EXERCISE REQUIREMENTS:
Exactly reproduce each line of the listing that follows.

--- Begin ---

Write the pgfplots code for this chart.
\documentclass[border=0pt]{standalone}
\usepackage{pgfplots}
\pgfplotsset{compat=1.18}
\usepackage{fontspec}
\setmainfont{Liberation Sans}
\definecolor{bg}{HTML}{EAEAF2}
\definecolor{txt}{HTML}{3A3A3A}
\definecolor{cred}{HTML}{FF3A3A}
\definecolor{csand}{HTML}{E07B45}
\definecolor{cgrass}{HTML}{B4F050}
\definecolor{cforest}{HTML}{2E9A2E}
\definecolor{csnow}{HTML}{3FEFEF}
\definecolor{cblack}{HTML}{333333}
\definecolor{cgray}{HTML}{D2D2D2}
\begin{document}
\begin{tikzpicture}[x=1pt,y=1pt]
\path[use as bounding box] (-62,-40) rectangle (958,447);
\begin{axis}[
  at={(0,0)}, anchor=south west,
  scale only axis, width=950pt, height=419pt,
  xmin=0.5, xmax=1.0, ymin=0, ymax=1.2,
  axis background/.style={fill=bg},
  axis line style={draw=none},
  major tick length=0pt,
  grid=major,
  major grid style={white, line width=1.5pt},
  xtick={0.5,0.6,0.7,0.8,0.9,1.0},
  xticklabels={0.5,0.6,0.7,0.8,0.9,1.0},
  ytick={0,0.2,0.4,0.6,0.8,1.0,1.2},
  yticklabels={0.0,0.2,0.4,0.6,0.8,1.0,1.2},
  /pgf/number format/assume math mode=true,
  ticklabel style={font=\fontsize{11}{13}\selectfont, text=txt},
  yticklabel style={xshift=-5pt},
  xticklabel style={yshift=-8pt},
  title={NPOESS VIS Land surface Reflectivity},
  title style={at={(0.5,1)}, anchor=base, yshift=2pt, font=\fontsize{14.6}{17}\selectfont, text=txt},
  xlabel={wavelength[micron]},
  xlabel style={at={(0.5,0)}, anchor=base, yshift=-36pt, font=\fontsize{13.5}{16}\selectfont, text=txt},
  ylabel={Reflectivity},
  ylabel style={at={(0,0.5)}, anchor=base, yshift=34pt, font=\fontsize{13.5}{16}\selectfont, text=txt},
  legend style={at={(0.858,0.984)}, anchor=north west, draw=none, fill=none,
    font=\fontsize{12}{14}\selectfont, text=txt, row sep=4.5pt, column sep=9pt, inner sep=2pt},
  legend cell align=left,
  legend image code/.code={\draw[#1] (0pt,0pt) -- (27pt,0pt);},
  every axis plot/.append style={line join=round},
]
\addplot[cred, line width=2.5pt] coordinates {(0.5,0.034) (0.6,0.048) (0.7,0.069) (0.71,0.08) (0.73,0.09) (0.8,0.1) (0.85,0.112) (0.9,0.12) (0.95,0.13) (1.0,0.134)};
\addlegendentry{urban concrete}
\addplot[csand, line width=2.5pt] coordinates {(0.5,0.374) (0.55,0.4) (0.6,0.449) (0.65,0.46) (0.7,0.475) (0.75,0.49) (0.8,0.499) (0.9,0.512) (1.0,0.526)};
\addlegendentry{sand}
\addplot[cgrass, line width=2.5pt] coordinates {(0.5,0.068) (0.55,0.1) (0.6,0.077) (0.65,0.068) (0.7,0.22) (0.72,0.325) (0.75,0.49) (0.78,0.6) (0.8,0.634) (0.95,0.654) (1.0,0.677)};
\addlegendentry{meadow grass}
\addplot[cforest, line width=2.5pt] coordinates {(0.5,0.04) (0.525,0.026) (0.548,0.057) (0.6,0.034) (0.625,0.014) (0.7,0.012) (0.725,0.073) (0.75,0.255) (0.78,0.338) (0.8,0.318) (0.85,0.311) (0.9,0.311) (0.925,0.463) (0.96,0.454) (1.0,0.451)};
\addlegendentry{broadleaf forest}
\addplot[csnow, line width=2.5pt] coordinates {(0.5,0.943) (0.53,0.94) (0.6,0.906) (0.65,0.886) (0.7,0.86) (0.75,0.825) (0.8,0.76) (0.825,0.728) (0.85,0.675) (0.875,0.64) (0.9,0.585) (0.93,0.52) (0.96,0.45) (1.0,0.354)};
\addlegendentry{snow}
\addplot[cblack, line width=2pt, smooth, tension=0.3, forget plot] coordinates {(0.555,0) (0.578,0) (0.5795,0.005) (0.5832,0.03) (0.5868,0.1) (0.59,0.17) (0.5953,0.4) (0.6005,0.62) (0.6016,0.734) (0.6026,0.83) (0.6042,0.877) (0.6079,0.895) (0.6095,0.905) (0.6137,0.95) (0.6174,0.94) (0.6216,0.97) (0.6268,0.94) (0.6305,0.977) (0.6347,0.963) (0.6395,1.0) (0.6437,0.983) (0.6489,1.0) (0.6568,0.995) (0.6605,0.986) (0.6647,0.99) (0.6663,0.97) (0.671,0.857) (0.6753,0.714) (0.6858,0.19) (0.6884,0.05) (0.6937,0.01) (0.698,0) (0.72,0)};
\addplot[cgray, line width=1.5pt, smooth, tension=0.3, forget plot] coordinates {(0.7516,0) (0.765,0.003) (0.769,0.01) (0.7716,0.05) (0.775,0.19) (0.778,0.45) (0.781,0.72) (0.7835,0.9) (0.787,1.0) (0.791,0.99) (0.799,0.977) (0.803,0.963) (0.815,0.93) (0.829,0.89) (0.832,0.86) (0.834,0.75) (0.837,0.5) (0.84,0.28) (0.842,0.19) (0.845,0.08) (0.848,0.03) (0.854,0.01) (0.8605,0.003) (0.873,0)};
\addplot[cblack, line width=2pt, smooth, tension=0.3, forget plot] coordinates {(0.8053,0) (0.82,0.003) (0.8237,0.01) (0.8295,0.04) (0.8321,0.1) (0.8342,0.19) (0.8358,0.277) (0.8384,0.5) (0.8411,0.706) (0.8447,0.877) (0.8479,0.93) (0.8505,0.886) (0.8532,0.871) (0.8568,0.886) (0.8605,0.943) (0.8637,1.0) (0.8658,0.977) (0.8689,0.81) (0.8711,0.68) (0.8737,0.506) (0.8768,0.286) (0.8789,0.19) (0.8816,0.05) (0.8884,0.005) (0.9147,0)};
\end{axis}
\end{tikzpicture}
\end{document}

--- End ---

RESPONSE FOR THIS EXERCISE:
Write the pgfplots code for this chart.
\documentclass[border=0pt]{standalone}
\usepackage{pgfplots}
\pgfplotsset{compat=1.18}
\usepackage{fontspec}
\setmainfont{Liberation Sans}
\definecolor{bg}{HTML}{EAEAF2}
\definecolor{txt}{HTML}{3A3A3A}
\definecolor{cred}{HTML}{FF3A3A}
\definecolor{csand}{HTML}{E07B45}
\definecolor{cgrass}{HTML}{B4F050}
\definecolor{cforest}{HTML}{2E9A2E}
\definecolor{csnow}{HTML}{3FEFEF}
\definecolor{cblack}{HTML}{333333}
\definecolor{cgray}{HTML}{D2D2D2}
\begin{document}
\begin{tikzpicture}[x=1pt,y=1pt]
\path[use as bounding box] (-62,-40) rectangle (958,447);
\begin{axis}[
  at={(0,0)}, anchor=south west,
  scale only axis, width=950pt, height=419pt,
  xmin=0.5, xmax=1.0, ymin=0, ymax=1.2,
  axis background/.style={fill=bg},
  axis line style={draw=none},
  major tick length=0pt,
  grid=major,
  major grid style={white, line width=1.5pt},
  xtick={0.5,0.6,0.7,0.8,0.9,1.0},
  xticklabels={0.5,0.6,0.7,0.8,0.9,1.0},
  ytick={0,0.2,0.4,0.6,0.8,1.0,1.2},
  yticklabels={0.0,0.2,0.4,0.6,0.8,1.0,1.2},
  /pgf/number format/assume math mode=true,
  ticklabel style={font=\fontsize{11}{13}\selectfont, text=txt},
  yticklabel style={xshift=-5pt},
  xticklabel style={yshift=-8pt},
  title={NPOESS VIS Land surface Reflectivity},
  title style={at={(0.5,1)}, anchor=base, yshift=2pt, font=\fontsize{14.6}{17}\selectfont, text=txt},
  xlabel={wavelength[micron]},
  xlabel style={at={(0.5,0)}, anchor=base, yshift=-36pt, font=\fontsize{13.5}{16}\selectfont, text=txt},
  ylabel={Reflectivity},
  ylabel style={at={(0,0.5)}, anchor=base, yshift=34pt, font=\fontsize{13.5}{16}\selectfont, text=txt},
  legend style={at={(0.858,0.984)}, anchor=north west, draw=none, fill=none,
    font=\fontsize{12}{14}\selectfont, text=txt, row sep=4.5pt, column sep=9pt, inner sep=2pt},
  legend cell align=left,
  legend image code/.code={\draw[#1] (0pt,0pt) -- (27pt,0pt);},
  every axis plot/.append style={line join=round},
]
\addplot[cred, line width=2.5pt] coordinates {(0.5,0.034) (0.6,0.048) (0.7,0.069) (0.71,0.08) (0.73,0.09) (0.8,0.1) (0.85,0.112) (0.9,0.12) (0.95,0.13) (1.0,0.134)};
\addlegendentry{urban concrete}
\addplot[csand, line width=2.5pt] coordinates {(0.5,0.374) (0.55,0.4) (0.6,0.449) (0.65,0.46) (0.7,0.475) (0.75,0.49) (0.8,0.499) (0.9,0.512) (1.0,0.526)};
\addlegendentry{sand}
\addplot[cgrass, line width=2.5pt] coordinates {(0.5,0.068) (0.55,0.1) (0.6,0.077) (0.65,0.068) (0.7,0.22) (0.72,0.325) (0.75,0.49) (0.78,0.6) (0.8,0.634) (0.95,0.654) (1.0,0.677)};
\addlegendentry{meadow grass}
\addplot[cforest, line width=2.5pt] coordinates {(0.5,0.04) (0.525,0.026) (0.548,0.057) (0.6,0.034) (0.625,0.014) (0.7,0.012) (0.725,0.073) (0.75,0.255) (0.78,0.338) (0.8,0.318) (0.85,0.311) (0.9,0.311) (0.925,0.463) (0.96,0.454) (1.0,0.451)};
\addlegendentry{broadleaf forest}
\addplot[csnow, line width=2.5pt] coordinates {(0.5,0.943) (0.53,0.94) (0.6,0.906) (0.65,0.886) (0.7,0.86) (0.75,0.825) (0.8,0.76) (0.825,0.728) (0.85,0.675) (0.875,0.64) (0.9,0.585) (0.93,0.52) (0.96,0.45) (1.0,0.354)};
\addlegendentry{snow}
\addplot[cblack, line width=2pt, smooth, tension=0.3, forget plot] coordinates {(0.555,0) (0.578,0) (0.5795,0.005) (0.5832,0.03) (0.5868,0.1) (0.59,0.17) (0.5953,0.4) (0.6005,0.62) (0.6016,0.734) (0.6026,0.83) (0.6042,0.877) (0.6079,0.895) (0.6095,0.905) (0.6137,0.95) (0.6174,0.94) (0.6216,0.97) (0.6268,0.94) (0.6305,0.977) (0.6347,0.963) (0.6395,1.0) (0.6437,0.983) (0.6489,1.0) (0.6568,0.995) (0.6605,0.986) (0.6647,0.99) (0.6663,0.97) (0.671,0.857) (0.6753,0.714) (0.6858,0.19) (0.6884,0.05) (0.6937,0.01) (0.698,0) (0.72,0)};
\addplot[cgray, line width=1.5pt, smooth, tension=0.3, forget plot] coordinates {(0.7516,0) (0.765,0.003) (0.769,0.01) (0.7716,0.05) (0.775,0.19) (0.778,0.45) (0.781,0.72) (0.7835,0.9) (0.787,1.0) (0.791,0.99) (0.799,0.977) (0.803,0.963) (0.815,0.93) (0.829,0.89) (0.832,0.86) (0.834,0.75) (0.837,0.5) (0.84,0.28) (0.842,0.19) (0.845,0.08) (0.848,0.03) (0.854,0.01) (0.8605,0.003) (0.873,0)};
\addplot[cblack, line width=2pt, smooth, tension=0.3, forget plot] coordinates {(0.8053,0) (0.82,0.003) (0.8237,0.01) (0.8295,0.04) (0.8321,0.1) (0.8342,0.19) (0.8358,0.277) (0.8384,0.5) (0.8411,0.706) (0.8447,0.877) (0.8479,0.93) (0.8505,0.886) (0.8532,0.871) (0.8568,0.886) (0.8605,0.943) (0.8637,1.0) (0.8658,0.977) (0.8689,0.81) (0.8711,0.68) (0.8737,0.506) (0.8768,0.286) (0.8789,0.19) (0.8816,0.05) (0.8884,0.005) (0.9147,0)};
\end{axis}
\end{tikzpicture}
\end{document}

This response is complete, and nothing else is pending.